KaiDT -
usually you can get quite useful information even when probing components in-circuit. Of course, you should know what to expect and which are the common failure modes of components.
- probing resistors usually isn't a big deal. The test voltage of modern digital multimeters in resistance mode often isn't high enough to turn on silicon junctions. When in doubt, manually select a measurement range higher than what you would expect, this keeps the voltage drop across the resistor you're probing even lower (provided your multimeter uses a constant current approach to measure resistance which most of them do). If you measure a resistance higher than what you expect, the resistor is most probably shot (high capacitances with residual votages present may also cause this, but then you should see the reading drop slowly). Lower values may be the result of other resistive / inductive components arranged around the one you probe. Resistors virtually always fail open / intermittent / too high. In many cases they show scorch marks but that's not always the case.

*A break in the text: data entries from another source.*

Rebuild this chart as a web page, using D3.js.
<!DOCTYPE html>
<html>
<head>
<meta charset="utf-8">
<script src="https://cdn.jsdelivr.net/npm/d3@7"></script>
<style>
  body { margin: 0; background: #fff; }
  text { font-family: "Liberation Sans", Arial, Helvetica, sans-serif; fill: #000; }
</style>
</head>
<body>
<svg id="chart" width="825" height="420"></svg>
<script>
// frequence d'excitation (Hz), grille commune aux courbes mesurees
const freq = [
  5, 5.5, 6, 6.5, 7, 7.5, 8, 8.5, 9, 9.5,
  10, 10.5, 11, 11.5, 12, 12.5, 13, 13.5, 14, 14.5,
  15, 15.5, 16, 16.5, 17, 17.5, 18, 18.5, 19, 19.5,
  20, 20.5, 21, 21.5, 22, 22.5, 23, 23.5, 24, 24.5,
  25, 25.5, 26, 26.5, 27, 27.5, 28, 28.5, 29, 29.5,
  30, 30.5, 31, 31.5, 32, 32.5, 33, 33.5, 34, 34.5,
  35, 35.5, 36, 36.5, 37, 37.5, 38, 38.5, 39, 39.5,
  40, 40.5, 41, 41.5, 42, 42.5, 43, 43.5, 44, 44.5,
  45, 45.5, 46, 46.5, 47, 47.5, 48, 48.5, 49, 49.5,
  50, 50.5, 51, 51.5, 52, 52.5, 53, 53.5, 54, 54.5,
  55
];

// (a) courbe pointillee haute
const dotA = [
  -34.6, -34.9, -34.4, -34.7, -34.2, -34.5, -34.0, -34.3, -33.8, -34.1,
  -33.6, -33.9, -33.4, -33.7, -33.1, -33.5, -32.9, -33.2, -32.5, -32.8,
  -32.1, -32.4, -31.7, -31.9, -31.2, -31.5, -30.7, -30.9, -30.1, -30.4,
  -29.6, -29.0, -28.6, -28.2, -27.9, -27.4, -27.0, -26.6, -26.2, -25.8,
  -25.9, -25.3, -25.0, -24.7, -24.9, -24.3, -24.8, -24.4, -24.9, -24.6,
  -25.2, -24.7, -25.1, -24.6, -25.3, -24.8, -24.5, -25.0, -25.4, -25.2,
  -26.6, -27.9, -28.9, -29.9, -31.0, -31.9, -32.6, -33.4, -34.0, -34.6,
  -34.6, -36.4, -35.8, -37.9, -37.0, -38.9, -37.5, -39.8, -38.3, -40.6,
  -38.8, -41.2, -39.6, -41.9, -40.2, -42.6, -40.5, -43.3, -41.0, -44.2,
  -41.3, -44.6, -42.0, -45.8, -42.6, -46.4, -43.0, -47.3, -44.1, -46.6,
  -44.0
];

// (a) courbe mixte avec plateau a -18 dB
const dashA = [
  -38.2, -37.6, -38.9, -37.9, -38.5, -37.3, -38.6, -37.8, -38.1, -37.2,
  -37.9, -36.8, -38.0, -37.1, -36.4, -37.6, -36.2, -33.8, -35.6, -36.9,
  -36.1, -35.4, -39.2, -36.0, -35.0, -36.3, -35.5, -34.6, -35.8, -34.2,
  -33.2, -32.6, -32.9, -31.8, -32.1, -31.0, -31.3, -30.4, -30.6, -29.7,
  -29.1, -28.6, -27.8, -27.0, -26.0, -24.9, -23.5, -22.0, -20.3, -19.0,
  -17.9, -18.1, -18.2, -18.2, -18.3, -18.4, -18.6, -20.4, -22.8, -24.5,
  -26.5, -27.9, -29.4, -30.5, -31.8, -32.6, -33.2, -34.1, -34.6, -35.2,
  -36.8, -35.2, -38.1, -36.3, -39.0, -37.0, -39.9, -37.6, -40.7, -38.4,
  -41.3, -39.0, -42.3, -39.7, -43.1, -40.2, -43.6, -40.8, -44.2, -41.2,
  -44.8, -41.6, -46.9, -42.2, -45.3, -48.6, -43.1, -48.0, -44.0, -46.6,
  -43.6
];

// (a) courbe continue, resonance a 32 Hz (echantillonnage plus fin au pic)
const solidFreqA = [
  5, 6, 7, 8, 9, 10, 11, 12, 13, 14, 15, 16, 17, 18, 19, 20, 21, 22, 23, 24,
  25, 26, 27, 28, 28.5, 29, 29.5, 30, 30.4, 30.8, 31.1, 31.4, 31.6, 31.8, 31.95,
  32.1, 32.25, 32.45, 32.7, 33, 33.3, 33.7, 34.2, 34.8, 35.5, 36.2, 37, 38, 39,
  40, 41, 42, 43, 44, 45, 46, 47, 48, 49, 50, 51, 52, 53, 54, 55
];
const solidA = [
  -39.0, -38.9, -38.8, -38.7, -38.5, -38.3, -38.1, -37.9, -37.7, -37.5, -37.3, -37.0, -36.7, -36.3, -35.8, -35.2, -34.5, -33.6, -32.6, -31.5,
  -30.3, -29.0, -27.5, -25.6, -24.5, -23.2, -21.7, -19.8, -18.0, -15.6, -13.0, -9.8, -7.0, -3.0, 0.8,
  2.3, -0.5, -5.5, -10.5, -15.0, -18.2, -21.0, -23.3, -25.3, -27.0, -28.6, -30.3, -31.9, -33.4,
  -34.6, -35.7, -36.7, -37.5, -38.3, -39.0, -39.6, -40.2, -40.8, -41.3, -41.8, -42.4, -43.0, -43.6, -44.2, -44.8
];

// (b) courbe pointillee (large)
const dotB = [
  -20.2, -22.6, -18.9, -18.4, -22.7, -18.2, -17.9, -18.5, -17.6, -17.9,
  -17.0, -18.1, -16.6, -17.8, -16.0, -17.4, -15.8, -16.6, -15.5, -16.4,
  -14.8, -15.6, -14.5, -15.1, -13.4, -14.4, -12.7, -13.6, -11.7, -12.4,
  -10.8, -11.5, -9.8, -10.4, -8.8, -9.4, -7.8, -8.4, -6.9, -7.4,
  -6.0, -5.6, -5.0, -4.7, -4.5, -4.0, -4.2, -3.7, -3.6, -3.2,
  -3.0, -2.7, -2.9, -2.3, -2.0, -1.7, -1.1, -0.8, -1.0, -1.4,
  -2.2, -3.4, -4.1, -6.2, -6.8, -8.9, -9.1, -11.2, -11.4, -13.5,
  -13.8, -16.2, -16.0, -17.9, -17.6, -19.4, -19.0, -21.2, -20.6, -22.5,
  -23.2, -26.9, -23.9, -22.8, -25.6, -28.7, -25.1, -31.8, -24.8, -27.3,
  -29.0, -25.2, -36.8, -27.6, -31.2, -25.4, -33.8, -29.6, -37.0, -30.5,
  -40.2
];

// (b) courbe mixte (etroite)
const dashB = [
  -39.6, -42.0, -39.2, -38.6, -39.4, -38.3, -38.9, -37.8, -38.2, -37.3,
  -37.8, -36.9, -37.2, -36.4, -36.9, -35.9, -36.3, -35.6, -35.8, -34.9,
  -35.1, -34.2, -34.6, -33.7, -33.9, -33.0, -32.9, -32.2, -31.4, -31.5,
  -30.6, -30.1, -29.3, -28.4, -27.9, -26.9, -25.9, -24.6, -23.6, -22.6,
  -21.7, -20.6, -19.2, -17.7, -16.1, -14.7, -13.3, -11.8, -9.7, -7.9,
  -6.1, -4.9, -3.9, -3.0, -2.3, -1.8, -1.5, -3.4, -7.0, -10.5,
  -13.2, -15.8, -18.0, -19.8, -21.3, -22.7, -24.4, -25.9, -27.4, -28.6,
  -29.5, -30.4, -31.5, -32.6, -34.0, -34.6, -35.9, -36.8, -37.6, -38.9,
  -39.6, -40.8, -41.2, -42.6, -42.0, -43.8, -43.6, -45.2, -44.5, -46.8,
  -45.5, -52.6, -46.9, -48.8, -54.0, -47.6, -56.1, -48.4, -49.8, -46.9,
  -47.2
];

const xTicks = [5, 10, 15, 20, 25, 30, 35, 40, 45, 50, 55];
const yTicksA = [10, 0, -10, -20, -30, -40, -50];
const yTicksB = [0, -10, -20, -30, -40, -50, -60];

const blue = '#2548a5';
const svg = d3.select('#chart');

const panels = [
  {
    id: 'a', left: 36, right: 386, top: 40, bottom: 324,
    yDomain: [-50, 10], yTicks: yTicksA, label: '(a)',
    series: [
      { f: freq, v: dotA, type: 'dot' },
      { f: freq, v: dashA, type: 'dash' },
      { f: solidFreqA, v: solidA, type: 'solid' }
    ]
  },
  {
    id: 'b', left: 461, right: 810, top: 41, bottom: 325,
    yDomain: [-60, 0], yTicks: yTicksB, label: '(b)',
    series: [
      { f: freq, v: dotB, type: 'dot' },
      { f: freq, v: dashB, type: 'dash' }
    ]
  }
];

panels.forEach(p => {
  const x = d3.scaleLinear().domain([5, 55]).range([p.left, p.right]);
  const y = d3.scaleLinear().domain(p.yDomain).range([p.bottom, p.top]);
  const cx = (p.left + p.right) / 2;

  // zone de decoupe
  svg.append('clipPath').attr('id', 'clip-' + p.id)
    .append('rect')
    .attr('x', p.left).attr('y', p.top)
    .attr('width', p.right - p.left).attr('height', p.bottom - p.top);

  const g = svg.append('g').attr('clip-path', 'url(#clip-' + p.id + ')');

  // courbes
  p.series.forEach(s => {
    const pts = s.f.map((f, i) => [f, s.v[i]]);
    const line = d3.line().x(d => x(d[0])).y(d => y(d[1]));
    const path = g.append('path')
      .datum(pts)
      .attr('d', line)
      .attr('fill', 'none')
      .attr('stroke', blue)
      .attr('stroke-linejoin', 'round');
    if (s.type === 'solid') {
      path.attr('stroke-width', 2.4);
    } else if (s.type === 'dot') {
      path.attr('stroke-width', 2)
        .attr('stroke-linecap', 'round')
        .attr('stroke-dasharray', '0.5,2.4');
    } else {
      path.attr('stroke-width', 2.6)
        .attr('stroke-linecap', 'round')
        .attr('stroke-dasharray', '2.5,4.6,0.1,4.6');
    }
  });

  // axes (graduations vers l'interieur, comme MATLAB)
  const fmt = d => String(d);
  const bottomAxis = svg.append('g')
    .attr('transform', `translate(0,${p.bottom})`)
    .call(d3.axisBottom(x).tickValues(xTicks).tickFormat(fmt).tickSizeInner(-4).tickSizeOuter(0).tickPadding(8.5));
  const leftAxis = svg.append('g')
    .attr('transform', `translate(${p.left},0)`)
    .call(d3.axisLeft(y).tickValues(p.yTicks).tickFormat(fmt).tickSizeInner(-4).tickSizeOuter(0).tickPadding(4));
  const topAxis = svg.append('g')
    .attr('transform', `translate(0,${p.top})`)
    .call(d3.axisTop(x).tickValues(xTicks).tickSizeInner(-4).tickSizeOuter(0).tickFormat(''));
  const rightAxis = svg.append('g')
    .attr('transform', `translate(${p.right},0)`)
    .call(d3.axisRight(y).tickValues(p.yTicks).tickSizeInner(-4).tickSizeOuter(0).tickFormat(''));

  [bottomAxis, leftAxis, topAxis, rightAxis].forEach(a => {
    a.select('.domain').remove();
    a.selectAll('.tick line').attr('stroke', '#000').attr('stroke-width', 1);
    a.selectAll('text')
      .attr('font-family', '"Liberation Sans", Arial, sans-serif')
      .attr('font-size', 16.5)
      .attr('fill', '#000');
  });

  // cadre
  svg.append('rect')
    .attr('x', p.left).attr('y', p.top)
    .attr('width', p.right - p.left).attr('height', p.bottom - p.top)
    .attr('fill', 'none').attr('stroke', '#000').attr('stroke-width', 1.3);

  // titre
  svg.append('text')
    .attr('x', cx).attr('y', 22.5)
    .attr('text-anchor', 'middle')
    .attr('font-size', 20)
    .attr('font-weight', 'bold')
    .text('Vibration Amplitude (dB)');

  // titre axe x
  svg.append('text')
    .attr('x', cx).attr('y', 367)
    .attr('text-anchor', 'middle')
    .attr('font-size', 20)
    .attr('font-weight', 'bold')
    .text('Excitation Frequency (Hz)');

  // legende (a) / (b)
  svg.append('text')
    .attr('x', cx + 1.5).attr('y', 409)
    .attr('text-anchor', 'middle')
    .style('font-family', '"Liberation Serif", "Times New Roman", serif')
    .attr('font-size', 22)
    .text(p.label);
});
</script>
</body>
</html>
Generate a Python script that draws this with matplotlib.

- Capacitors are difficult to test properly in-circuit except for a short. Proper RLC bridges may provide some useful information but usually leave a lot room for interpretation, so considerable experience may be necessary here.
- Diodes and the junctions of transistors more often fail shorted than open, especially in case of power semiconductors. If they fail open, and the semiconductor is housed in a plastic casing, you can often see cracks or craters in the resin from the violent disintegration of the bonding wires. There are cases, though, where simply a bond connection inside a semiconductor enclosure fails which can be very difficult to identify and (from my own experience) always happen with "unobtainium" components
. Surprisingly, I've already come across several zener diodes in glass packages that failed open without any external traces to be found.
So, for example, if you use your DMM's diode test function to check the dual clamping diode in your SDG805 in-circuit, start with both diodes in conduction direction. If you find the expected 600...700mV forward threshold, you can already be 99% certain that the diode is still good. Blocking direction should show a higher voltage drop, but other semiconductors may interfere with that. Schottky diodes, especially the bigger, low-voltage ones, may almost appear like a short in conduction direction.
In your particular case, I would just replace U15 and test the generator again. SO8 ICs are easily removed by "drowning" one side in solder and while heating all four terminals, carefully liftig this side off the PCB by half a millimeter or so. Then, still heating the solder on this side, quickly slide a piece of thick (drawing) paper between the PCB and the IC's terminals. Now "drown" the other side of the IC in solder and lift it off the board with a pair of tweezers. After that, you only need to clean the PCB pads with some solder wick or a suction device. SO packages can still be soldered easily enough back in pin-by-pin.